### [SHORT TASK]
Without the pictures, extract every line from the start of the material to the line containing "self.num_vertices = (self.num_rows", both ends included.

### [RAW DATA]
§ §

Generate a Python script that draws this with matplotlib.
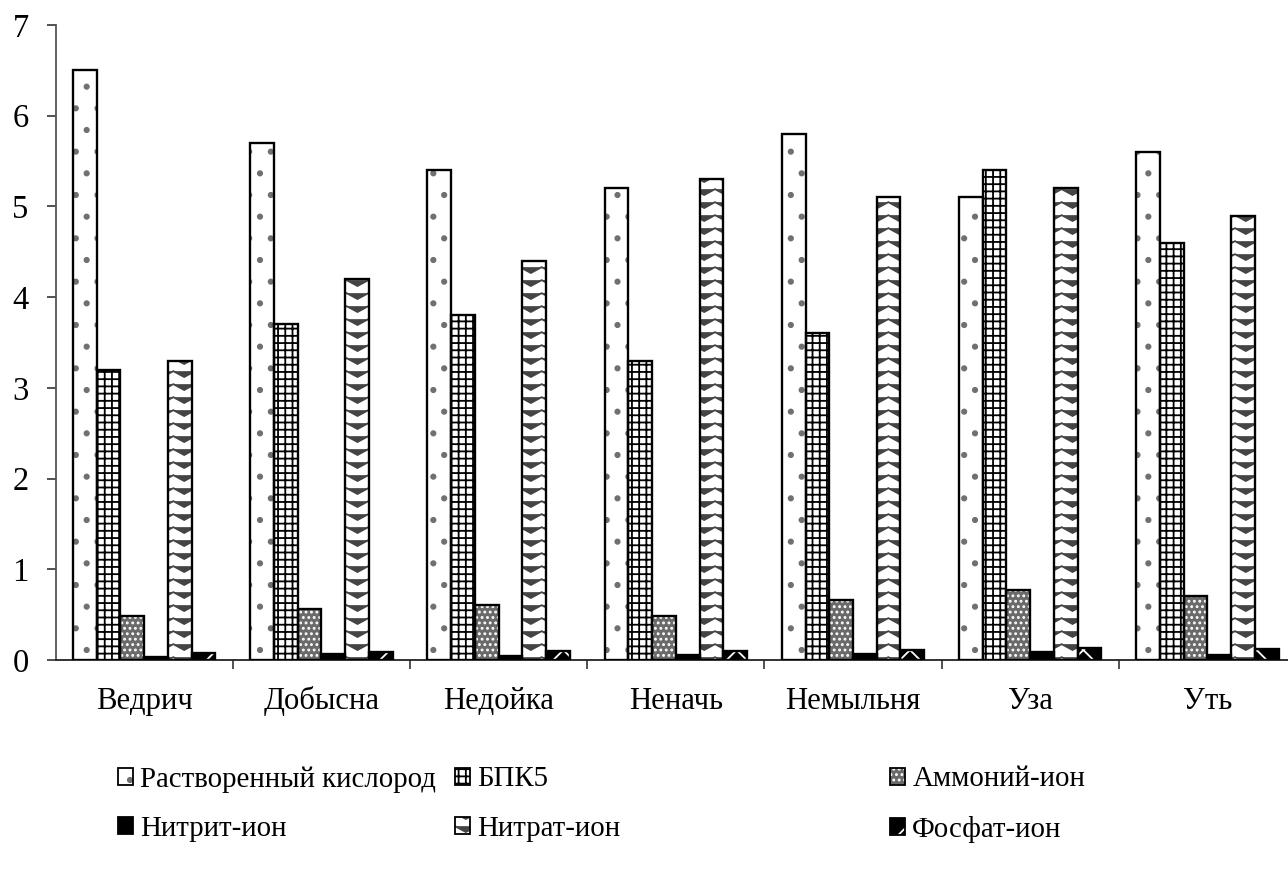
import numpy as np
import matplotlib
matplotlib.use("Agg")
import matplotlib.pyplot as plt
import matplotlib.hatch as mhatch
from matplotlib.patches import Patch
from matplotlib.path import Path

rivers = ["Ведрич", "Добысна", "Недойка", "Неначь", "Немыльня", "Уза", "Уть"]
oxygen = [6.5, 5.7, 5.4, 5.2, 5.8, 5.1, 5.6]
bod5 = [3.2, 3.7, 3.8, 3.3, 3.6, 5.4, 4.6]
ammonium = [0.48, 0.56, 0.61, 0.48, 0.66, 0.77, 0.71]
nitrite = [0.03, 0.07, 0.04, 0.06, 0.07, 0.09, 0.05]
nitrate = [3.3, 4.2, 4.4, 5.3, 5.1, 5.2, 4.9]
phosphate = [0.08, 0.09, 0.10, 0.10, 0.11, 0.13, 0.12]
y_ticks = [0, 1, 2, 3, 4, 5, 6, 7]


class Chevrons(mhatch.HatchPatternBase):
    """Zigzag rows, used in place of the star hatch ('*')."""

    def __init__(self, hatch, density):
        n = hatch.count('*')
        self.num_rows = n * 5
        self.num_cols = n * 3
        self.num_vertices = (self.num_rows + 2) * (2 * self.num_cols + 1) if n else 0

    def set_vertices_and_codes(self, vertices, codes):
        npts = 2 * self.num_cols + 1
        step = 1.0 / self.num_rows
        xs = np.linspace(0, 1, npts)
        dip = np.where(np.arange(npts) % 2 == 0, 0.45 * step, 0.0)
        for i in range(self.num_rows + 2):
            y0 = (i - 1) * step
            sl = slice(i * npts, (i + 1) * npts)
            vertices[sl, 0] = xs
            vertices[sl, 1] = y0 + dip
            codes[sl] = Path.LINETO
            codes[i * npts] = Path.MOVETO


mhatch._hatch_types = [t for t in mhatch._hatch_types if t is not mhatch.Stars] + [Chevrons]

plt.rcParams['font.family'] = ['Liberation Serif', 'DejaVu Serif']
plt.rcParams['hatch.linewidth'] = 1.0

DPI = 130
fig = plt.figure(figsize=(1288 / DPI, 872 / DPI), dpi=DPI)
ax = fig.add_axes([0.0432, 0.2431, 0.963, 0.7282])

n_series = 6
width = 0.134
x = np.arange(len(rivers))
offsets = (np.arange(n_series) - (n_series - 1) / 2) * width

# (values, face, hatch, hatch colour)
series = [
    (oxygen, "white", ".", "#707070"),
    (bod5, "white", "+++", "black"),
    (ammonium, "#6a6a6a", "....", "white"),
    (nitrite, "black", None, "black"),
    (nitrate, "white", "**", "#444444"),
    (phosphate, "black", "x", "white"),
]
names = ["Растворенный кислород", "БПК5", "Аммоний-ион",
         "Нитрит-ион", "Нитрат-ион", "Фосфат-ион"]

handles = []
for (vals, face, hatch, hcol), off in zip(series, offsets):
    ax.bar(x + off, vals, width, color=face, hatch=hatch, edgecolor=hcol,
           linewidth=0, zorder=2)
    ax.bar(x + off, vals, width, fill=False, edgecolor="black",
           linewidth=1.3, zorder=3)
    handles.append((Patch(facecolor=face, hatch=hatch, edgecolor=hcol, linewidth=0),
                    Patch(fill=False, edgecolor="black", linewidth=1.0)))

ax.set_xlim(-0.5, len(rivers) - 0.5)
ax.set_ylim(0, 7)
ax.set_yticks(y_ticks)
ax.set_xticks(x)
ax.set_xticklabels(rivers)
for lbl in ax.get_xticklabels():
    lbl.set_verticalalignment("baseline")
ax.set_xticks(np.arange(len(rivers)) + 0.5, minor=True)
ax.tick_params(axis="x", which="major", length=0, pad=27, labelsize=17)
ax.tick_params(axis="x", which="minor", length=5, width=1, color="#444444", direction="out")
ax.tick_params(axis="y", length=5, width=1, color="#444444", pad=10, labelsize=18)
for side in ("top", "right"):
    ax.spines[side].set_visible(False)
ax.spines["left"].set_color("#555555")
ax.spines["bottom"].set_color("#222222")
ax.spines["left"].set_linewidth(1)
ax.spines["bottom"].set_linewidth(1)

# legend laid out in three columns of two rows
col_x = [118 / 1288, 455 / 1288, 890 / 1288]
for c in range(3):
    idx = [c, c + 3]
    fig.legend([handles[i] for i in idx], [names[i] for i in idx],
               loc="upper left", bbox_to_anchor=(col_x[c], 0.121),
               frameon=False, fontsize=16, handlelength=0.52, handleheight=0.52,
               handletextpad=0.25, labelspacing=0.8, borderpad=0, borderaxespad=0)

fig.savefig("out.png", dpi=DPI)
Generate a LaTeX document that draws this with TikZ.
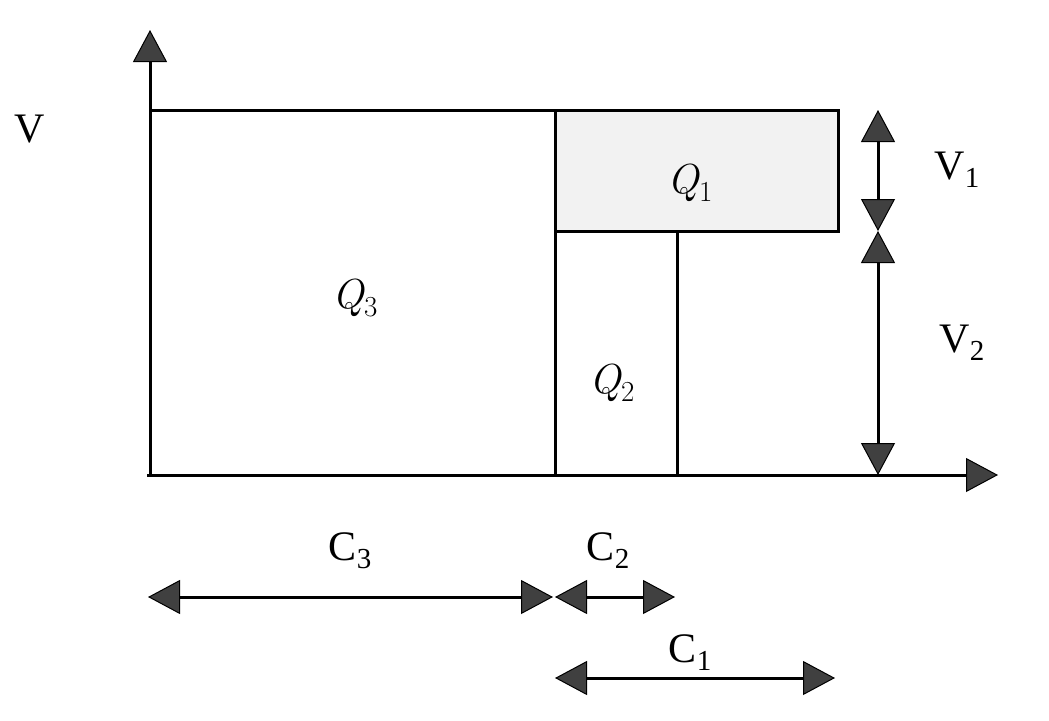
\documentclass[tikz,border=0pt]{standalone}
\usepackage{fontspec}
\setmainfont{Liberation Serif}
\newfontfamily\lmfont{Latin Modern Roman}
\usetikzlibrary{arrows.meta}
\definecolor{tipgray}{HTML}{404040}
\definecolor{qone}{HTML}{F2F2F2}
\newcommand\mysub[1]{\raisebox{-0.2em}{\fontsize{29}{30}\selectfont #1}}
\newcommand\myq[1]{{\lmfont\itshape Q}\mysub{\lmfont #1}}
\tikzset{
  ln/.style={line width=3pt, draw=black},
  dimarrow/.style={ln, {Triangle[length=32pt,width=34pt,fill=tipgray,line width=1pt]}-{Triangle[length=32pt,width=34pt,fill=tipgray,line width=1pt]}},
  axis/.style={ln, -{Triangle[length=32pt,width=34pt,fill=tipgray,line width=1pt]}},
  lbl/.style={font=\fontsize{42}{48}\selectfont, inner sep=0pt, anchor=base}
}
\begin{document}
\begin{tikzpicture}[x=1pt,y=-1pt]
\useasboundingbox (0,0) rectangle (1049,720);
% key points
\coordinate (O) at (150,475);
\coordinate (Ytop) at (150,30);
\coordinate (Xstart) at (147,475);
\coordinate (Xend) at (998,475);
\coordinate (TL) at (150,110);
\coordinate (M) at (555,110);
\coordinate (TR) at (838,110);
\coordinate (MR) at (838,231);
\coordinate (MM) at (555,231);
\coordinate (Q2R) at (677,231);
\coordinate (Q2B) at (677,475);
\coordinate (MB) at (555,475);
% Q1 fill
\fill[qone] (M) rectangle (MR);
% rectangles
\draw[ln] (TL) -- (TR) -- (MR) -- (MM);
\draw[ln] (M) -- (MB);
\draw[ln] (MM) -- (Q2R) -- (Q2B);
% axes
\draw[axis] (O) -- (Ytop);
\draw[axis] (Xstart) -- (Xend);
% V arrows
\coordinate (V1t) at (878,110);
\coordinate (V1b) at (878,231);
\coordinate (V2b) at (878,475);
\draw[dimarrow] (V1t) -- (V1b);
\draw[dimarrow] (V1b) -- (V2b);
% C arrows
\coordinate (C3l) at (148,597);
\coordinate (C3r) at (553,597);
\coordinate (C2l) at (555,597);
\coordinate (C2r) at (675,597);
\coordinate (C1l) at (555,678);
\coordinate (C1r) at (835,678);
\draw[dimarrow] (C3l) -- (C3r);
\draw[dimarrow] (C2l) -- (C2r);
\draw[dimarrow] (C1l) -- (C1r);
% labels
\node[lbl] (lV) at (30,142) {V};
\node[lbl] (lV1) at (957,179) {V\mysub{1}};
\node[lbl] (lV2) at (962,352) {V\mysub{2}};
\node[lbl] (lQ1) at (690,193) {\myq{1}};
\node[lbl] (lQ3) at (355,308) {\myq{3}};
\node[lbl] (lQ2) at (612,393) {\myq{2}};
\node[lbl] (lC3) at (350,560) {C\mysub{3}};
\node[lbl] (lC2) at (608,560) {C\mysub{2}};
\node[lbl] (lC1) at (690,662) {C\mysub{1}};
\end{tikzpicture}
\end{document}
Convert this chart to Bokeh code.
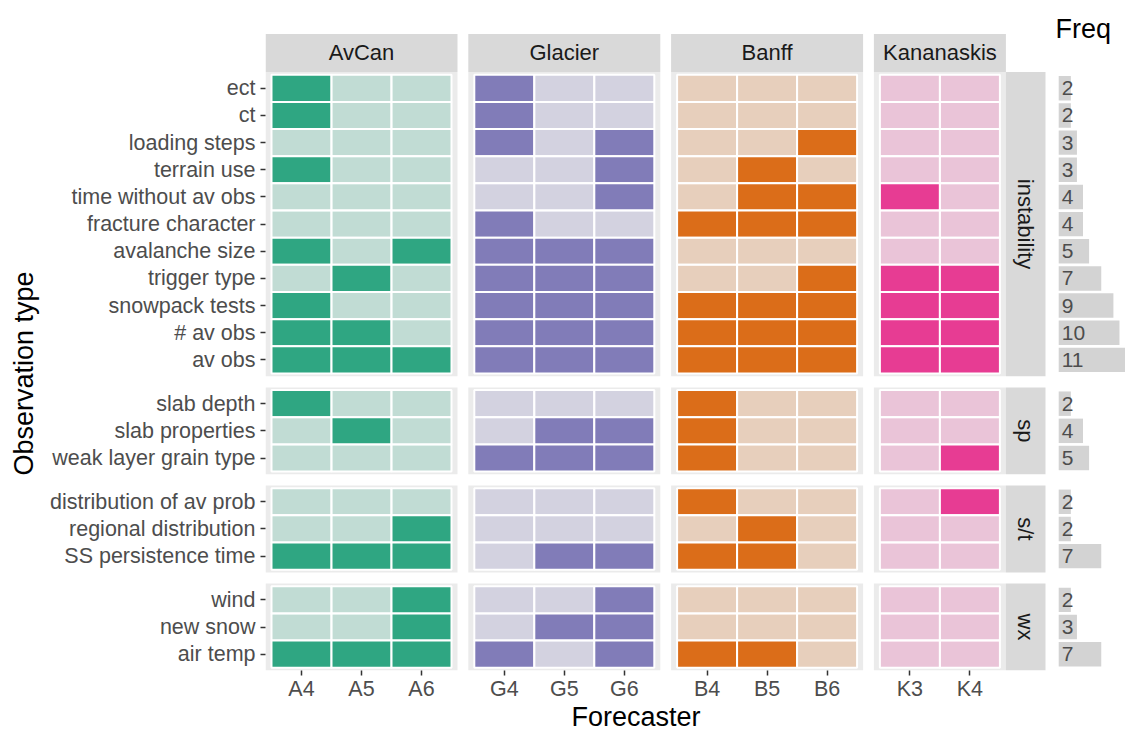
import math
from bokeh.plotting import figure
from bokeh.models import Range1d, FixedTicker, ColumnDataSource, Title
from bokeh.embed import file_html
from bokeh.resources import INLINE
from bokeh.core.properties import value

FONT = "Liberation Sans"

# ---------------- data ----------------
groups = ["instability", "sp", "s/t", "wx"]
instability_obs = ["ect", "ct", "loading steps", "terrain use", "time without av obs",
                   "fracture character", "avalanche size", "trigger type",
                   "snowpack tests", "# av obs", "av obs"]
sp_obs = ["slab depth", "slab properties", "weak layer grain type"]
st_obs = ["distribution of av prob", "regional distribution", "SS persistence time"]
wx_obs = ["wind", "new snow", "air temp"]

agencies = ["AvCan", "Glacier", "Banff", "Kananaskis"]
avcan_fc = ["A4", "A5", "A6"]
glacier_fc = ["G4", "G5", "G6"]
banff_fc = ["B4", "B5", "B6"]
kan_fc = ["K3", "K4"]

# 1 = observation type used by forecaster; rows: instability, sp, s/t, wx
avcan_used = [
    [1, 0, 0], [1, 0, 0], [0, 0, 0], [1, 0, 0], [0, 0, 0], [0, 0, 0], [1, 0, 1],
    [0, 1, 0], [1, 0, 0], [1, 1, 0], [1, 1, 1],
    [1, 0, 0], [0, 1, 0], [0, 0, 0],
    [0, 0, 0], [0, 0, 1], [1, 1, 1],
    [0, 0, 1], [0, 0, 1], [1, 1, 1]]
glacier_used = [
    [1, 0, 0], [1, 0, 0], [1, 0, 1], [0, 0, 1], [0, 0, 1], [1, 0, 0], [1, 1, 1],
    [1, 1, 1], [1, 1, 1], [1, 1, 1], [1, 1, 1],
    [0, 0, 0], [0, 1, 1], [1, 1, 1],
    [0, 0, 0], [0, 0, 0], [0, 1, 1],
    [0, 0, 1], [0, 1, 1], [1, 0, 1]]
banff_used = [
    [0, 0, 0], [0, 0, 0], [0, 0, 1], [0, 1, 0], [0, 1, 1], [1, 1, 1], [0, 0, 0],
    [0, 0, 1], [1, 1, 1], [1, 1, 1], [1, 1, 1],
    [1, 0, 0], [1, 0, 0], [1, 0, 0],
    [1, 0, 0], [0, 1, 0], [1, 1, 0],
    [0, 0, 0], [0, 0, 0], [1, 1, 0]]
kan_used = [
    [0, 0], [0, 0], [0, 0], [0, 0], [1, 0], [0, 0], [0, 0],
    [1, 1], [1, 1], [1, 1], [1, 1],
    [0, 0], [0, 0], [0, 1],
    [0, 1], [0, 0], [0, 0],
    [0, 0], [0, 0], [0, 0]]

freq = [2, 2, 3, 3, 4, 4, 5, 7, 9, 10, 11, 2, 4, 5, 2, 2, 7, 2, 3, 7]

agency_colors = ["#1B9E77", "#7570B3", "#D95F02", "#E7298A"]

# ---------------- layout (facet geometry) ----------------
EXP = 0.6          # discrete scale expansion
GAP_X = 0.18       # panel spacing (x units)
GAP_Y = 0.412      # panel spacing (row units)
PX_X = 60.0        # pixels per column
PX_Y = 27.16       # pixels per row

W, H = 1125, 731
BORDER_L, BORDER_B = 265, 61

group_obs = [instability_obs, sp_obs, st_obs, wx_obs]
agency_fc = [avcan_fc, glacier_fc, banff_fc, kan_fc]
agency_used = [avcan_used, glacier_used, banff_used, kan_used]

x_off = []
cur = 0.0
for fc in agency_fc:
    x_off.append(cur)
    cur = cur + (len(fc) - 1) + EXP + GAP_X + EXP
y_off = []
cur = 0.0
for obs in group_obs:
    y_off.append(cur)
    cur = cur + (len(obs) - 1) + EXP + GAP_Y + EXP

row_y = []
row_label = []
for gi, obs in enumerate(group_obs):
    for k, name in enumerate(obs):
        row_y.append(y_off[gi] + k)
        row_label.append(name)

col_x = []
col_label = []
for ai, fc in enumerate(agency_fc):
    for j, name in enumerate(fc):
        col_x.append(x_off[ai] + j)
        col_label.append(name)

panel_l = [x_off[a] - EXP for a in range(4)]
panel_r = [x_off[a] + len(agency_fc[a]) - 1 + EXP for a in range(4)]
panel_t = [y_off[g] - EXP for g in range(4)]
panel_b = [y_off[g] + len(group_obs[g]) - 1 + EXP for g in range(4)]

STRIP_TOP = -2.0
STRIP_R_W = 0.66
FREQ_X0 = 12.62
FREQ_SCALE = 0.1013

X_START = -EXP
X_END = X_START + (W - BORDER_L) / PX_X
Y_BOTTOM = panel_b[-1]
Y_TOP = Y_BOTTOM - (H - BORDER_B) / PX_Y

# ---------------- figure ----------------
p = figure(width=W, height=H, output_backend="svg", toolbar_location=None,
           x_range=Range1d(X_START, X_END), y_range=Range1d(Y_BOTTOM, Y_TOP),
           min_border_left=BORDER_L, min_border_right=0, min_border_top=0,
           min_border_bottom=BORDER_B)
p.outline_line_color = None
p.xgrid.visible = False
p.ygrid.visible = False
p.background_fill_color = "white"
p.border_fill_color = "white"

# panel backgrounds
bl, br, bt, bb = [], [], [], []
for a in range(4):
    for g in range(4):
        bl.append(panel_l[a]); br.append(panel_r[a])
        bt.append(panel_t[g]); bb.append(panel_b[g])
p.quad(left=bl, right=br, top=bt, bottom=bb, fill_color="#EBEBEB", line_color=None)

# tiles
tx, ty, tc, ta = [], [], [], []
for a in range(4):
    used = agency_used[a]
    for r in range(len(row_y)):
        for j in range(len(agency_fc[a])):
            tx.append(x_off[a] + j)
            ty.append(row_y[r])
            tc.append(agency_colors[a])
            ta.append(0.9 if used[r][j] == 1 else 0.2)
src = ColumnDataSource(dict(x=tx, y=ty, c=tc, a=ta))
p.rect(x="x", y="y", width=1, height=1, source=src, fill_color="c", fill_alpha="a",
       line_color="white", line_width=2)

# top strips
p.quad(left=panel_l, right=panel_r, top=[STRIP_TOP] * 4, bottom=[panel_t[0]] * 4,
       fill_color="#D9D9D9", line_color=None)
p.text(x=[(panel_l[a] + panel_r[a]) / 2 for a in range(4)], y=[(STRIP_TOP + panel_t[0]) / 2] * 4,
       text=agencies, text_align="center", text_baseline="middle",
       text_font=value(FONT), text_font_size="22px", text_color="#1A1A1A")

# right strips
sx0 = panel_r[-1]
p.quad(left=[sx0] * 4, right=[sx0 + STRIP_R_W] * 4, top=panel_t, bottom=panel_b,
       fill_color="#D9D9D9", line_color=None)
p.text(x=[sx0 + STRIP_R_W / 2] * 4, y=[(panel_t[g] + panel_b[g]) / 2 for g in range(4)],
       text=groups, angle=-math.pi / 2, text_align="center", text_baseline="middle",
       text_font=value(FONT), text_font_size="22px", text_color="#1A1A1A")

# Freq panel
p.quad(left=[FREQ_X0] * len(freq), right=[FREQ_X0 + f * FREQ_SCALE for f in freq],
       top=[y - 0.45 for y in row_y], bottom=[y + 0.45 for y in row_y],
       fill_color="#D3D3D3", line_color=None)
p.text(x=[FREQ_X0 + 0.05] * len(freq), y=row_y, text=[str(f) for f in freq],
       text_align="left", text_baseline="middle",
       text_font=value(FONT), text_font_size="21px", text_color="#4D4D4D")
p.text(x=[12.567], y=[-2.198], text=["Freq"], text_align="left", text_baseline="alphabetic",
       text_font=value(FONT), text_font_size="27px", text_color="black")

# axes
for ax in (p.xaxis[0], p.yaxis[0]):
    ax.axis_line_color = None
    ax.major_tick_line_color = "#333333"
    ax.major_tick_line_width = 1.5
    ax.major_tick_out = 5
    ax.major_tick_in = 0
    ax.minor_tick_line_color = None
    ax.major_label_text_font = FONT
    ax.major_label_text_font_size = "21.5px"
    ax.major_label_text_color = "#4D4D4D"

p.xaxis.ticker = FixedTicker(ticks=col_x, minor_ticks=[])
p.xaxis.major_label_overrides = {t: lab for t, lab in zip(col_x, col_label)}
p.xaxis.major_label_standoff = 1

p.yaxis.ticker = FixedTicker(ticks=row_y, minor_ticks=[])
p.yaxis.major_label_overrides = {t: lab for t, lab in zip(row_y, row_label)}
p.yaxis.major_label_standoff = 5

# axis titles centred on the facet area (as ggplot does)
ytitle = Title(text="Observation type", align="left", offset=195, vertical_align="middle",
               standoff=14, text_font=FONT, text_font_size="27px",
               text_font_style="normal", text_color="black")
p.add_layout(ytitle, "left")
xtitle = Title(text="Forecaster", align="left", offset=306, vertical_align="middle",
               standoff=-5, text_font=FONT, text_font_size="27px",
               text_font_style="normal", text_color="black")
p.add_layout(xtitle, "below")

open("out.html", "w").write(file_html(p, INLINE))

§ §

### [EXERCISE RESULT]
Generate a Python script that draws this with matplotlib.
import numpy as np
import matplotlib
matplotlib.use("Agg")
import matplotlib.pyplot as plt
import matplotlib.hatch as mhatch
from matplotlib.patches import Patch
from matplotlib.path import Path

rivers = ["Ведрич", "Добысна", "Недойка", "Неначь", "Немыльня", "Уза", "Уть"]
oxygen = [6.5, 5.7, 5.4, 5.2, 5.8, 5.1, 5.6]
bod5 = [3.2, 3.7, 3.8, 3.3, 3.6, 5.4, 4.6]
ammonium = [0.48, 0.56, 0.61, 0.48, 0.66, 0.77, 0.71]
nitrite = [0.03, 0.07, 0.04, 0.06, 0.07, 0.09, 0.05]
nitrate = [3.3, 4.2, 4.4, 5.3, 5.1, 5.2, 4.9]
phosphate = [0.08, 0.09, 0.10, 0.10, 0.11, 0.13, 0.12]
y_ticks = [0, 1, 2, 3, 4, 5, 6, 7]


class Chevrons(mhatch.HatchPatternBase):
    """Zigzag rows, used in place of the star hatch ('*')."""

    def __init__(self, hatch, density):
        n = hatch.count('*')
        self.num_rows = n * 5
        self.num_cols = n * 3
        self.num_vertices = (self.num_rows + 2) * (2 * self.num_cols + 1) if n else 0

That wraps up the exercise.